▸ Exercise
Reproduce the lines exactly, beginning with the line that has "Write a Python" and ending with the line that has "from matplotlib.cm import ScalarMappable". Images are left out.
◇ ◇ ◇
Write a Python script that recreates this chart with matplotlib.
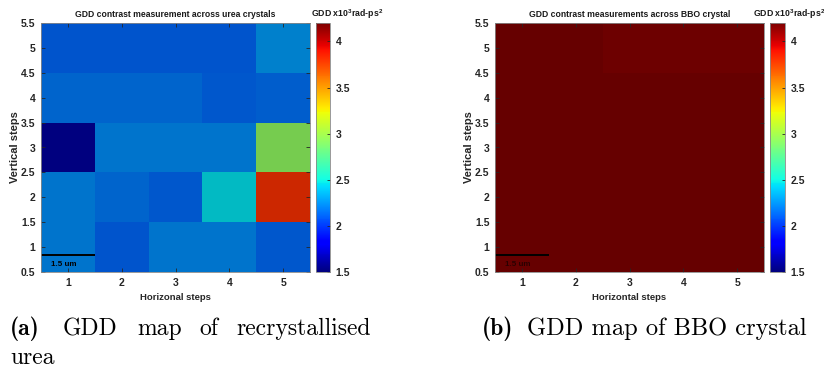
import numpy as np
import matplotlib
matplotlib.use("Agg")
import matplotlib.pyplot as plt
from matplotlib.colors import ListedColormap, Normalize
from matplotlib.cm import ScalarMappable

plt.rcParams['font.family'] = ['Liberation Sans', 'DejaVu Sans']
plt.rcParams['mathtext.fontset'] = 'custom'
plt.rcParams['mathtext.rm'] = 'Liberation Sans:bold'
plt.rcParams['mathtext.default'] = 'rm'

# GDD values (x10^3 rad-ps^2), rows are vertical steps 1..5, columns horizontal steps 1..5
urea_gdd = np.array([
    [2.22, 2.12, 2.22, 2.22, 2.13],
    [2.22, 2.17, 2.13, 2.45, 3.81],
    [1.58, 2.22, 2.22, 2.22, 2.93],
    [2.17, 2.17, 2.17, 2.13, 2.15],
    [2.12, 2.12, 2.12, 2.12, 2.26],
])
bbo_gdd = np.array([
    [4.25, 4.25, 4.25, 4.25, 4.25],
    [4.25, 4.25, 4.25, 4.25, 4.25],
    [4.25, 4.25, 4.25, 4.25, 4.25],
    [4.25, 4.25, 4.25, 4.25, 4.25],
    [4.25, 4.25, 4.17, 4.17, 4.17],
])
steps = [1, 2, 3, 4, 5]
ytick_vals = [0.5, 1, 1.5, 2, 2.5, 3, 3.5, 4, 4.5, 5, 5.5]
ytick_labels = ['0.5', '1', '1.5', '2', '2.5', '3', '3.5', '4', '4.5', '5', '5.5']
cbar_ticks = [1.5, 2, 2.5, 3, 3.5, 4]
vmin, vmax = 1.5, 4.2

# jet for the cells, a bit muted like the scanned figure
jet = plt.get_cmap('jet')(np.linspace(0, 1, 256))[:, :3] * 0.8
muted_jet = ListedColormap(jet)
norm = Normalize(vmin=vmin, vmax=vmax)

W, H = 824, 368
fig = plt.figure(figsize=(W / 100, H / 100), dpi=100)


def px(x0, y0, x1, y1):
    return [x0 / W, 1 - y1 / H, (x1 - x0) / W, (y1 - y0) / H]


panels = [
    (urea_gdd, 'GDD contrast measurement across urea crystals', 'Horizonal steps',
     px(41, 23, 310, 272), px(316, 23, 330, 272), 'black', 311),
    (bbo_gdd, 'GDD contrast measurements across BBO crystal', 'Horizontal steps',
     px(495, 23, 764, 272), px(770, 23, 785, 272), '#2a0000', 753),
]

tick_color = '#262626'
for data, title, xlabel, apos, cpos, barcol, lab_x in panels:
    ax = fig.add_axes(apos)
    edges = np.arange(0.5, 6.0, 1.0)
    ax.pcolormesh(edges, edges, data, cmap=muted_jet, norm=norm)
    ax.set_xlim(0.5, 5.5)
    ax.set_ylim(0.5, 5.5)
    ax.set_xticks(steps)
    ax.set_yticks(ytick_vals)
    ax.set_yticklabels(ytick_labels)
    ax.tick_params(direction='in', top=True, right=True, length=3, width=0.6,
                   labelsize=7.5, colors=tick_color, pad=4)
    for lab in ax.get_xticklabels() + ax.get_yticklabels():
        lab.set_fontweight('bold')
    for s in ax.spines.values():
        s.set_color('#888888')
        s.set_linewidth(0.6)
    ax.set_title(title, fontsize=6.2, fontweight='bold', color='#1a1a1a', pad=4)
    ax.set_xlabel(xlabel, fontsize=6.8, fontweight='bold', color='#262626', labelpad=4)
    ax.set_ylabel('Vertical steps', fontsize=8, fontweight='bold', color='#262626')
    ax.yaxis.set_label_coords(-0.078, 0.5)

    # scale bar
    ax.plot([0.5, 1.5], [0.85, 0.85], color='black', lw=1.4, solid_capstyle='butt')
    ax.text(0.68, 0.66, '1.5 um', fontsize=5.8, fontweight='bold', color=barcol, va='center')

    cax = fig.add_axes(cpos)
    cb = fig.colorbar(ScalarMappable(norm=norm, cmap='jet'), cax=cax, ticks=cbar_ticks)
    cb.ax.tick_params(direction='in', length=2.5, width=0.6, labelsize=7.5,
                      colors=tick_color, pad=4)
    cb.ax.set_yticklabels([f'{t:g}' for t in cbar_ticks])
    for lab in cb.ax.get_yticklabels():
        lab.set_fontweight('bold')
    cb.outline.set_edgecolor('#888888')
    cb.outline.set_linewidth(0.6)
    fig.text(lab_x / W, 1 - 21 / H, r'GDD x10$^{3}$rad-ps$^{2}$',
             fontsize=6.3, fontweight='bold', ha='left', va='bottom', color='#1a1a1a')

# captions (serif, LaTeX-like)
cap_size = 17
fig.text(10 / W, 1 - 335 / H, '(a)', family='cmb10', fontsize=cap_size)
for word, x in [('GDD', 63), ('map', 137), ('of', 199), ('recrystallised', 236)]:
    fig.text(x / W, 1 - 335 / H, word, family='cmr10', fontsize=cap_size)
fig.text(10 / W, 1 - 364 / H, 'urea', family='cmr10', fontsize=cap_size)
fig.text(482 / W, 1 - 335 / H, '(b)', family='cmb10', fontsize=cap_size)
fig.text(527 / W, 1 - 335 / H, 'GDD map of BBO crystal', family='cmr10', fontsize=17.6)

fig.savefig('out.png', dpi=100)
◇ ◇ ◇
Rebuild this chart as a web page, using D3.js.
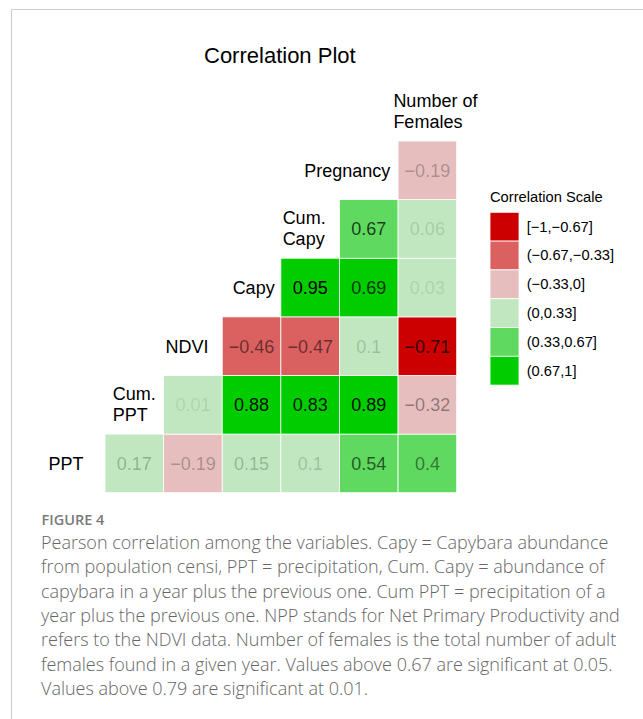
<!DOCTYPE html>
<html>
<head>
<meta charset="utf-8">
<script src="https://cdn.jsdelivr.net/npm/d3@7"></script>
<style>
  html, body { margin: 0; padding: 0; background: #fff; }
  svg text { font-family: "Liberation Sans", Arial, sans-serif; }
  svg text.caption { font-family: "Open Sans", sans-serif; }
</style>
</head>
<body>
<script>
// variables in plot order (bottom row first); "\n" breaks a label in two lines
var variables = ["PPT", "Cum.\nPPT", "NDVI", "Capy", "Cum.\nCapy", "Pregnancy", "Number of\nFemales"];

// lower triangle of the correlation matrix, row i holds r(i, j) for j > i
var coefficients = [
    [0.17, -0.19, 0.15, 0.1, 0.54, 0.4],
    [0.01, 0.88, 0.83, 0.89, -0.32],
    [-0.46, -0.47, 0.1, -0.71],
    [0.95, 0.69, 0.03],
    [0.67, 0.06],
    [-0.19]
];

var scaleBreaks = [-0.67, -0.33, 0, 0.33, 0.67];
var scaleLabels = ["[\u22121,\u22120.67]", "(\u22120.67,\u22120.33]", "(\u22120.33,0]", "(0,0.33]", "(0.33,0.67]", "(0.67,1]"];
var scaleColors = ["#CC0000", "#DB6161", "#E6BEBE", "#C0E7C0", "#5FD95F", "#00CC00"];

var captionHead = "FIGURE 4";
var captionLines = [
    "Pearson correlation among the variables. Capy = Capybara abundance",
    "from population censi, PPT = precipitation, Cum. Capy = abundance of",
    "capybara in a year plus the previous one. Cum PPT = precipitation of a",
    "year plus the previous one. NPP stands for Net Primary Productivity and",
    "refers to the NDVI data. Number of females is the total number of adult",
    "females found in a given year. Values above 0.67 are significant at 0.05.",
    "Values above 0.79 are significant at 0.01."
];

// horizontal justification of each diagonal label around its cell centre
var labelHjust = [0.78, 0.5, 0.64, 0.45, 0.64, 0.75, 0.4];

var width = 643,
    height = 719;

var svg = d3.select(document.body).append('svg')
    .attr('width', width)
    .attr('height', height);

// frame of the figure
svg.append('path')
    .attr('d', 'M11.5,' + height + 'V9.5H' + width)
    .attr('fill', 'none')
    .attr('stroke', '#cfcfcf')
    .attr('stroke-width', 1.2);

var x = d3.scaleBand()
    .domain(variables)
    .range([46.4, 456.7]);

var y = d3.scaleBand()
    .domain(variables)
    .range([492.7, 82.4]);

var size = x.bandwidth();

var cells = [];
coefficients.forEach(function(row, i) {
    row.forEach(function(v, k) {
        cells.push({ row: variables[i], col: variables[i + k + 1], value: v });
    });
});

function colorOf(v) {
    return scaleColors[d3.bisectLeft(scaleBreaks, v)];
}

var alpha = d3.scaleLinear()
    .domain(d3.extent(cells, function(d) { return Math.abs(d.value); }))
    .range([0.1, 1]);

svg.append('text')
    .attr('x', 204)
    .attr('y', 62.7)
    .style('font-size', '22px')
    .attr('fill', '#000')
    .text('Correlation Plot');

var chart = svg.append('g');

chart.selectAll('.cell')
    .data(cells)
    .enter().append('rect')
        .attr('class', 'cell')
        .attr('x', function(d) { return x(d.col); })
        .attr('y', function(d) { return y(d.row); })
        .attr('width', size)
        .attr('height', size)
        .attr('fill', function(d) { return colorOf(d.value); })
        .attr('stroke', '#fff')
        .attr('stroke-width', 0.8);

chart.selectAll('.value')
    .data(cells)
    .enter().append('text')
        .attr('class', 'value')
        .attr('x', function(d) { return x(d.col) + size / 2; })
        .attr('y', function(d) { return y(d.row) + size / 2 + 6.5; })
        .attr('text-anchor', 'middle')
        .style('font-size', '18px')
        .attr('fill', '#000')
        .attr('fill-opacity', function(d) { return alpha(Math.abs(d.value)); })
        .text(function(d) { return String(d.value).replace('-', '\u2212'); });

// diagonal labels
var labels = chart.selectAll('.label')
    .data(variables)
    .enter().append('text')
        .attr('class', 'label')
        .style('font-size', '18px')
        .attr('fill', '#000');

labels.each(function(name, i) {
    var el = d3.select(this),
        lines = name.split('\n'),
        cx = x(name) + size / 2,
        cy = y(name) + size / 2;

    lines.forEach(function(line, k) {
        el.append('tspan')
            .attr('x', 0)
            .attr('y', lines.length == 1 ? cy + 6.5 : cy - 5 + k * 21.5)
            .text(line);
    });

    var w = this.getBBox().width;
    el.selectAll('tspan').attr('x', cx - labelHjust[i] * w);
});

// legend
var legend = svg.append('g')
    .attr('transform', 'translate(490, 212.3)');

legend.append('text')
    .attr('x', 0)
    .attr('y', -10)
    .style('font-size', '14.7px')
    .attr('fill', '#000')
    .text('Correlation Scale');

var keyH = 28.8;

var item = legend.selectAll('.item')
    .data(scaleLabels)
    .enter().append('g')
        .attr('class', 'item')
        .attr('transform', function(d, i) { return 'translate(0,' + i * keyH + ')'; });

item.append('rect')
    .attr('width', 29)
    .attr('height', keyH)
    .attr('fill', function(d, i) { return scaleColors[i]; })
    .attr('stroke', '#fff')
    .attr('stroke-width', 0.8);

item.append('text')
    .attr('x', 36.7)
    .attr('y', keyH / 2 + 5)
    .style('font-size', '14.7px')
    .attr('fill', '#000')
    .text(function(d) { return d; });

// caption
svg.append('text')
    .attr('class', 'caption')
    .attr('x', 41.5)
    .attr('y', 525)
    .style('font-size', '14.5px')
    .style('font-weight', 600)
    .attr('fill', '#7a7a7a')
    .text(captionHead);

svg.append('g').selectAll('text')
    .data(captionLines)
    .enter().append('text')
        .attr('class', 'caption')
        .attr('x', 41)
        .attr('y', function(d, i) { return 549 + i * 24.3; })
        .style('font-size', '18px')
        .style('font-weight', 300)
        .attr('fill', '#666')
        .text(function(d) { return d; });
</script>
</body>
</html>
◇ ◇ ◇
▸ Solution
Write a Python script that recreates this chart with matplotlib.
import numpy as np
import matplotlib
matplotlib.use("Agg")
import matplotlib.pyplot as plt
from matplotlib.colors import ListedColormap, Normalize
from matplotlib.cm import ScalarMappable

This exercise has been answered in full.